Centenas de balsas e dragas bloqueiam trecho do Rio Madeira (AM) para garimpo ilegal - Bruno Kelly / Greenpeace
O garimpo ilegal é pratica comum nos rios da Amazônia, mas nas últimas semanas um boato de que haveria ouro nas proximidades do município de Autazes (AM) gerou uma corrida de garimpeiros ilegais até o local. No último sábado (27), uma operação conjunta do Instituto Brasileiro do Meio Ambiente e dos Recursos Naturais (IBAMA), Marinha e Aeronáutica retirou os garimpeiros do local, mas as consequências para as pessoas que ficam na região é sem precedentes.
A professora Simone Pereira, da Universidade Federal do Pará (UFPA), que estuda os impactos que a água contaminada causa para as populações tradicionais afirma que os danos causados ao Rio Madeira serão sentidos por muitos e muitos anos.
Pereira tem doutorado em Química pela Universidade Federal da Bahia (UFBA) e atualmente é professora associada II da UFPA. Ela desenvolve pesquisas em vários rios da Amazônia, entre eles, o Rio Murucupi, em Barcarena, o Rio Xingu e o próprio Rio Madeira.
"Até hoje, na Amazônia, eu desconheço a existência de um rio que foi remediado para mercúrio. Essa é uma atividade muito perigosa e tem o lado da toxicidade do mercúrio que acaba contaminando tudo ao seu redor, inclusive, o próprio garimpeiro. Além disso, o mercúrio causa muitos problemas de saúde, principalmente neurológicos", afirma.
Segundo ela, há relatos de crianças e adultos na Amazônia com a Doença de Minamata, uma síndrome neurológica causada por severos sintomas de envenenamento por mercúrio. Os sintomas incluem distúrbios sensoriais nas mãos e pés, danos à visão e audição, fraqueza e, em casos extremos, paralisia e morte.
Simone detalha que existem quatro formas de mercúrio e uma delas é o reativo. De forma simplificada, depois de usado na atividade da mineração, o mercúrio fica solúvel e se agrega a formas de vida que servem de alimentação para os peixes como é o caso do plancton.

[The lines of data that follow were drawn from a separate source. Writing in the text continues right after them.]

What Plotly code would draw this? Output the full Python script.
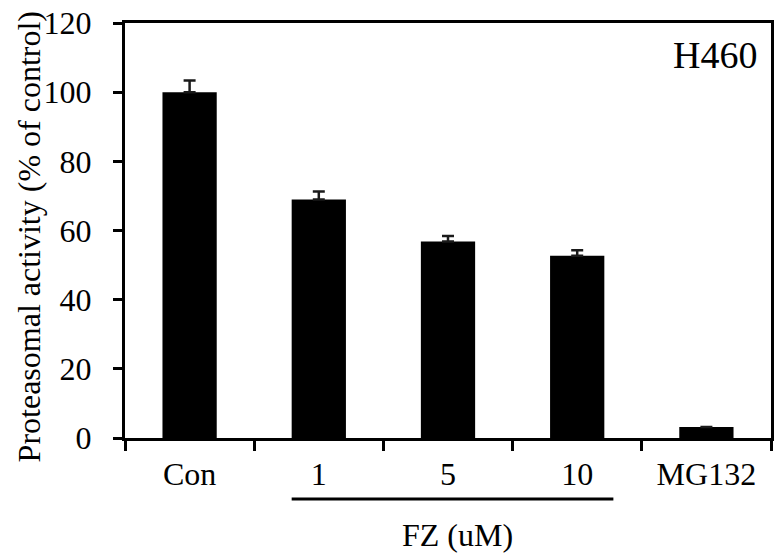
import plotly.graph_objects as go

categories = ["Con", "1", "5", "10", "MG132"]
activity = [100, 69, 56.8, 52.7, 3.2]
errors = [3.4, 2.3, 1.6, 1.6, None]
errors_minus = [0, 0, 0, 0, None]
y_ticks = [0, 20, 40, 60, 80, 100, 120]

FONT = "Liberation Serif"

fig = go.Figure()
fig.add_trace(go.Bar(
    x=categories, y=activity,
    marker=dict(color="black", line=dict(width=0)),
    width=0.42,
    error_y=dict(type="data", symmetric=False, array=errors, arrayminus=errors_minus,
                 visible=True, color="#1a1a1a", thickness=2.5, width=6),
    showlegend=False,
))

fig.update_layout(
    width=777, height=558, autosize=False,
    margin=dict(l=125, r=3, t=23, b=120),
    plot_bgcolor="white", paper_bgcolor="white",
    font=dict(family=FONT, size=32, color="black"),
)
fig.update_xaxes(
    type="category", tickson="boundaries", ticks="outside", ticklen=10, tickwidth=3,
    tickcolor="black", showline=True, linewidth=3, linecolor="black", mirror=True,
    showgrid=False, tickfont=dict(family=FONT, size=32), ticklabelstandoff=6,
)
fig.update_yaxes(
    range=[0, 120], tickvals=y_ticks, ticks="outside", ticklen=9, tickwidth=3,
    tickcolor="black", showline=True, linewidth=3, linecolor="black", mirror=True,
    showgrid=False, zeroline=False, tickfont=dict(family=FONT, size=32),
    ticklabelstandoff=15,
)

fig.add_annotation(
    text="Proteasomal activity (% of control)", textangle=-90,
    xref="paper", yref="paper", x=-0.148, y=(438 - 237) / 415,
    xanchor="center", yanchor="middle",
    showarrow=False, font=dict(family=FONT, size=32, color="black"),
)
fig.add_annotation(
    text="H460", xref="paper", yref="paper", x=0.982, y=(438 - 55) / 415,
    xanchor="right", yanchor="middle", showarrow=False,
    font=dict(family=FONT, size=38, color="black"),
)
fig.add_annotation(
    text="FZ (uM)", xref="paper", yref="paper", x=(459 - 125) / 649, y=(438 - 535) / 415,
    xanchor="center", yanchor="middle", showarrow=False,
    font=dict(family=FONT, size=32, color="black"),
)
fig.add_shape(
    type="line", xref="x", yref="paper", x0=0.79, x1=3.28,
    y0=(438 - 499) / 415, y1=(438 - 499) / 415,
    line=dict(color="black", width=3),
)

fig.write_html("out.html", config={"displayModeBar": False},
               post_script="document.body.style.margin='0';")
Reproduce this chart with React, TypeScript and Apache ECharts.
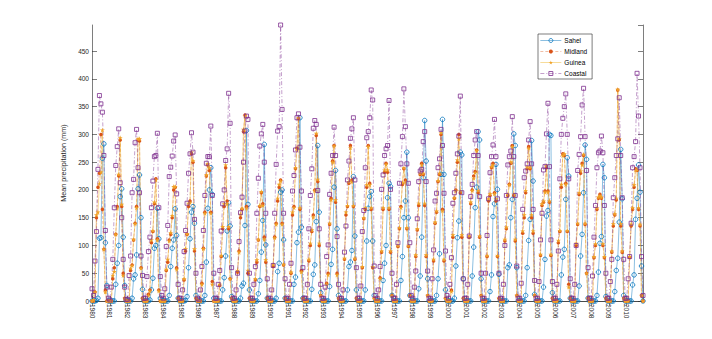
import React, { useEffect, useRef } from 'react';
import * as echarts from 'echarts';

const years = [1980, 1981, 1982, 1983, 1984, 1985, 1986, 1987, 1988, 1989, 1990, 1991, 1992, 1993, 1994, 1995,
  1996, 1997, 1998, 1999, 2000, 2001, 2002, 2003, 2004, 2005, 2006, 2007, 2008, 2009, 2010];
const months = ['01', '02', '03', '04', '05', '06', '07', '08', '09', '10', '11', '12'];
const categories = years.flatMap((y) => months.map((m) => `${y}-${m}`));

// monthly mean precipitation (mm), one row per year Jan..Dec
const sahel = [
  0,0,0,1,5,113,114,257,283,105,28,0,
  0,0,0,0,30,68,100,188,202,115,28,0,
  0,0,0,5,40,47,83,202,227,150,21,0,
  0,0,0,2,20,41,95,100,167,112,5,0,
  0,0,0,0,10,62,95,110,166,118,5,0,
  0,0,0,1,8,60,112,160,170,140,10,0,
  0,0,0,0,10,70,167,200,240,192,5,0,
  0,0,0,0,20,42,81,126,177,135,8,0,
  0,0,0,0,5,27,32,136,307,174,20,0,
  0,0,0,0,13,37,88,145,282,101,5,0,
  0,0,0,0,5,53,68,196,200,110,5,0,
  0,0,0,0,30,43,105,124,330,133,5,0,
  0,0,0,0,21,48,65,143,280,160,15,0,
  0,0,0,0,26,66,93,205,235,130,10,0,
  0,0,0,0,20,62,70,91,224,117,20,0,
  0,0,0,0,20,108,167,188,197,108,10,0,
  0,0,0,0,37,68,100,186,212,206,10,0,
  0,0,0,0,37,80,150,180,268,150,10,0,
  0,0,0,0,22,45,115,222,325,252,40,0,
  0,0,0,0,10,40,85,228,327,228,20,0,
  0,0,0,0,5,63,114,144,268,263,40,0,
  0,0,0,0,45,97,168,205,305,290,40,0,
  0,0,0,0,17,47,152,175,246,201,48,0,
  0,0,0,0,60,65,150,183,301,280,60,0,
  0,0,0,0,10,60,109,147,289,216,12,0,
  0,0,0,0,25,75,153,163,300,298,15,0,
  0,0,0,0,47,79,93,183,258,225,5,0,
  0,0,0,0,27,81,120,195,281,255,5,0,
  0,0,0,0,10,52,104,116,246,222,8,0,
  0,0,0,0,17,55,77,142,273,184,10,0,
  0,0,0,0,29,47,147,185,245,196,63,0,
];
const midland = [
  0,0,16,150,205,230,300,165,93,20,0,0,
  0,0,40,60,120,170,225,290,170,50,5,0,
  0,0,55,65,110,140,170,290,288,60,5,0,
  0,0,12,20,105,125,175,220,112,20,0,0,
  0,0,55,70,110,120,150,200,205,60,5,0,
  0,0,38,90,120,170,180,265,250,90,5,0,
  0,0,32,95,160,225,245,235,160,35,0,0,
  0,0,28,80,130,170,240,180,130,40,5,0,
  0,0,52,90,150,165,305,335,170,50,5,0,
  0,0,38,70,110,170,195,175,115,70,5,0,
  0,0,62,115,140,180,205,218,140,65,5,0,
  0,0,50,155,170,238,275,328,165,55,5,0,
  0,0,72,100,125,155,200,298,215,100,10,0,
  0,0,32,50,138,185,252,280,178,50,5,0,
  0,0,75,155,170,212,280,218,170,75,5,0,
  0,0,60,148,165,205,280,212,165,60,5,0,
  0,0,42,88,165,232,248,232,165,88,10,0,
  0,0,98,130,170,210,238,218,130,98,10,0,
  0,0,80,128,172,228,248,228,172,80,10,0,
  0,0,72,140,160,215,228,300,165,72,5,0,
  0,0,20,115,185,200,250,300,195,115,5,0,
  0,0,115,175,200,225,233,272,195,115,10,0,
  0,0,80,180,190,240,248,195,180,80,5,0,
  0,0,108,130,190,210,248,280,190,108,10,0,
  0,0,122,150,195,238,278,238,150,122,10,0,
  0,0,82,172,178,198,240,198,178,82,5,0,
  0,0,105,125,205,265,262,212,125,30,5,0,
  0,0,100,138,192,230,248,262,138,50,5,0,
  0,0,78,100,165,185,192,185,100,78,5,0,
  0,0,88,135,155,182,380,290,135,88,5,0,
  0,0,78,135,165,205,238,235,165,135,10,0,
];
const guinea = [
  0,2,16,155,160,211,232,308,93,16,0,0,
  0,0,46,53,120,167,228,294,174,46,5,0,
  0,0,59,64,111,139,168,292,292,59,5,0,
  0,0,10,18,110,127,178,218,110,18,0,0,
  0,0,57,75,108,123,154,206,206,57,5,0,
  0,0,40,94,121,176,177,268,253,94,5,0,
  0,0,30,94,158,227,247,240,158,30,0,0,
  0,0,30,82,134,175,245,175,134,40,5,0,
  0,0,55,88,156,167,309,333,167,55,5,0,
  0,0,40,74,111,172,197,172,111,74,5,0,
  0,0,66,114,138,185,210,216,138,66,5,0,
  0,0,52,160,168,240,274,330,168,52,5,0,
  0,0,75,104,128,151,198,302,219,104,10,0,
  0,0,30,47,140,182,250,279,182,47,5,0,
  0,0,77,160,172,215,276,215,172,77,5,0,
  0,0,62,150,168,209,278,209,168,62,5,0,
  0,0,40,90,168,236,246,236,168,90,10,0,
  0,0,100,132,168,213,240,214,132,100,10,0,
  0,0,83,130,176,230,245,230,176,83,10,0,
  0,0,75,142,162,217,230,303,162,75,5,0,
  0,0,17,119,186,198,254,292,198,119,5,0,
  0,0,117,178,199,221,231,271,199,117,10,0,
  0,0,82,184,193,242,245,193,184,82,5,0,
  0,0,111,133,192,209,250,278,192,111,10,0,
  0,0,126,155,199,241,275,241,155,126,10,0,
  0,0,84,175,180,196,244,196,180,84,5,0,
  0,0,109,127,210,262,265,210,127,25,5,0,
  0,0,104,140,195,234,245,264,140,50,5,0,
  0,0,80,103,168,187,190,187,103,80,5,0,
  0,0,90,139,157,185,381,292,139,90,5,0,
  0,0,80,138,168,209,236,237,168,138,10,0,
];
const coastal = [
  22,10,72,125,237,370,355,340,262,127,25,5,
  2,25,75,168,244,278,310,213,150,75,25,3,
  3,46,81,195,219,285,309,240,195,81,46,5,
  5,44,89,115,168,216,260,262,302,168,44,10,
  5,22,98,136,224,241,261,288,299,193,30,5,
  5,20,89,127,176,230,265,303,268,147,50,5,
  3,20,62,127,190,248,260,260,315,190,50,5,
  5,30,55,126,175,200,253,274,374,320,60,5,
  5,20,50,107,159,187,250,306,333,327,50,5,
  5,30,62,158,221,279,301,318,250,158,40,5,
  5,20,64,158,246,306,314,497,345,158,40,5,
  5,30,68,198,226,272,330,337,277,198,60,5,
  5,30,130,190,238,311,325,318,199,130,30,5,
  5,25,80,101,192,230,262,313,262,116,30,5,
  5,20,88,135,218,252,293,310,330,218,60,5,
  5,27,125,163,240,294,305,330,380,362,63,10,
  5,20,62,201,227,262,274,280,361,201,50,5,
  5,30,105,212,247,296,382,314,247,212,105,10,
  5,25,54,148,215,234,237,287,305,215,54,5,
  5,40,92,180,194,240,256,309,280,194,90,10,
  5,30,78,176,195,230,265,297,369,195,40,5,
  5,30,117,188,210,262,290,305,262,188,50,5,
  5,50,118,184,231,260,281,327,260,184,50,5,
  5,30,100,190,245,260,270,332,260,190,63,5,
  5,32,165,222,234,247,290,323,247,165,37,5,
  5,35,110,158,236,242,301,356,242,110,35,5,
  5,30,90,220,300,329,350,373,300,220,40,5,
  5,30,100,235,264,296,353,383,296,235,60,5,
  5,45,115,172,240,267,270,297,267,172,50,5,
  5,35,75,186,222,262,292,366,262,186,75,5,
  5,40,80,140,240,260,287,410,333,240,80,10,
];

const FONT = 'Liberation Sans, Arial, Helvetica, sans-serif';
const AXIS = '#262626';
const STAR = 'path://M0,-1 L0.22,-0.3 L0.95,-0.31 L0.36,0.12 L0.59,0.81 L0,0.38 L-0.59,0.81 L-0.36,0.12 L-0.95,-0.31 L-0.22,-0.3 Z';
const CLEAR = 'rgba(255,255,255,0)';

export default function App() {
  const ref = useRef<HTMLDivElement>(null);
  useEffect(() => {
    const chart = echarts.init(ref.current!, null, { renderer: 'svg' });
    const yearTick = (i: number) => i % 12 === 0;
    const mk = (name: string, data: number[], lineColor: string, markColor: string, symbol: string, size: number,
      lineType: any, filled: boolean) => ({
      name,
      type: 'line',
      data,
      symbol,
      symbolSize: size,
      showSymbol: true,
      showAllSymbol: true,
      lineStyle: { color: lineColor, width: 0.7, type: lineType, opacity: 0.65 },
      itemStyle: { color: filled ? markColor : CLEAR, borderColor: markColor, borderWidth: filled ? 0 : 0.8 },
      emphasis: { disabled: true },
    });
    const legItem = (name: string, color: string, filled: boolean) => ({
      name,
      itemStyle: { color: filled ? color : CLEAR, borderColor: color, borderWidth: filled ? 0 : 0.8 },
    });
    chart.setOption({
      animation: false,
      backgroundColor: '#ffffff',
      textStyle: { fontFamily: FONT },
      grid: { left: 92, right: 69, top: 25, bottom: 38, containLabel: false },
      legend: {
        orient: 'vertical',
        left: 538,
        top: 34,
        itemWidth: 21,
        itemHeight: 5,
        itemGap: 4,
        padding: [3, 5, 2, 2],
        borderColor: AXIS,
        borderWidth: 0.6,
        backgroundColor: '#fff',
        lineStyle: { width: 0.7 },
        textStyle: { fontSize: 6.5, color: '#000', fontFamily: FONT, padding: [0, 0, 0, -2] },
        data: [
          legItem('Sahel', '#0072BD', false),
          legItem('Midland', '#D95319', true),
          legItem('Guinea', '#F0A228', true),
          legItem('Coastal', '#7E2F8E', false),
        ],
      },
      xAxis: [
        {
          type: 'category',
          data: categories,
          boundaryGap: false,
          axisLine: { lineStyle: { color: AXIS, width: 0.6 } },
          axisTick: { inside: true, length: 5, interval: yearTick, lineStyle: { color: AXIS, width: 0.6 } },
          axisLabel: {
            interval: yearTick,
            rotate: -90,
            margin: 3,
            fontSize: 6.5,
            color: AXIS,
            fontFamily: FONT,
            formatter: (v: string) => v.slice(0, 4),
          },
          splitLine: { show: false },
        },
        {
          type: 'category',
          data: categories,
          position: 'top',
          boundaryGap: false,
          axisLine: { lineStyle: { color: AXIS, width: 0.6 } },
          axisTick: { inside: true, length: 5, interval: yearTick, lineStyle: { color: AXIS, width: 0.6 } },
          axisLabel: { show: false },
          splitLine: { show: false },
        },
      ],
      yAxis: [
        {
          type: 'value',
          min: 0,
          max: 497,
          interval: 50,
          name: 'Mean precipitation (mm)',
          nameLocation: 'middle',
          nameGap: 19,
          nameTextStyle: { fontSize: 7.2, color: AXIS, fontFamily: FONT },
          axisLine: { show: true, lineStyle: { color: AXIS, width: 0.6 } },
          axisTick: { show: true, inside: true, length: 5, lineStyle: { color: AXIS, width: 0.6 } },
          axisLabel: { fontSize: 6.5, color: AXIS, margin: 3, showMaxLabel: false, fontFamily: FONT },
          splitLine: { show: false },
        },
        {
          type: 'value',
          min: 0,
          max: 497,
          interval: 50,
          position: 'right',
          axisLine: { show: true, lineStyle: { color: AXIS, width: 0.6 } },
          axisTick: { show: true, inside: true, length: 5, lineStyle: { color: AXIS, width: 0.6 } },
          axisLabel: { show: false },
          splitLine: { show: false },
        },
      ],
      series: [
        mk('Sahel', sahel, '#0072BD', '#0072BD', 'circle', 4.5, 'solid', false),
        mk('Midland', midland, '#E0703A', '#D95319', 'circle', 3.5, [3, 2], true),
        mk('Guinea', guinea, '#EDB120', '#F0A228', STAR, 5, 'solid', true),
        mk('Coastal', coastal, '#7E2F8E', '#7E2F8E', 'rect', 4, [4, 2, 1, 2], false),
      ],
    });
    return () => chart.dispose();
  }, []);
  return <div ref={ref} style={{ position: 'fixed', left: 0, top: 0, width: 712, height: 339, background: '#fff' }} />;
}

"O desafio é justamente retirar o mercúrio dessa cadeia. É igual você pegar uma colher de cloreto de sódio (sal) e colocar dentro de um copo de água. Enquanto ele é sal você enxerga, consegue retirá-lo, mas quando você o coloca em um copo d’água você continua a ver o sal? Não. Você não vê mais. A mesma coisa ocorre com o mercúrio reativo. Quando ele chega no rio, ele chega na forma solúvel e é praticamente impossível você recuperar um rio desses", diz a pesquisadora.
Garimpo ilegal
Entre os anos de 2019 e 2020 foram extraídas cerca de 49 toneladas de ouro com indícios de irregularidades de Terras Indígenas e de Unidades de Conservação, segundo um estudo da Universidade Federal de Minas Gerais (UFMG). Do total de extrações, 90% eram da Amazônia.
"Estamos há anos vendo as consequências para as populações. É comum encontrar criança com queda de cabelo, problemas de coordenação motora e tremores. Acho que além disso vale dizer que não é para o garimpeiro que devemos olhar com repúdio. Quem está comprando esse ouro? Para onde ele está indo? Os garimpeiros fazem a extração, mas quem compra o ouro deles?".
Nessa corrida pela mineração ilegal cerca de 1.800 garimpeiros se deslocaram para o Rio Madeira e desse total, apenas um foi preso, o que deixa forte indícios de que eles tiveram acesso a informação de que a operação seria realizada.
Para o coordenador do Fórum da Amazônia Oriental, Marquinho Mota, os crimes na Amazônia são cometidos com o anuência do governo federal. "A gente vê tráfico de drogas, tráfico de armas, tráfico de ouro, lavagem de dinheiro de uma forma nunca vista antes e de uma forma sem medo com o aval do governo. A pergunta que a gente tem que fazer é quem paga isso?", questiona.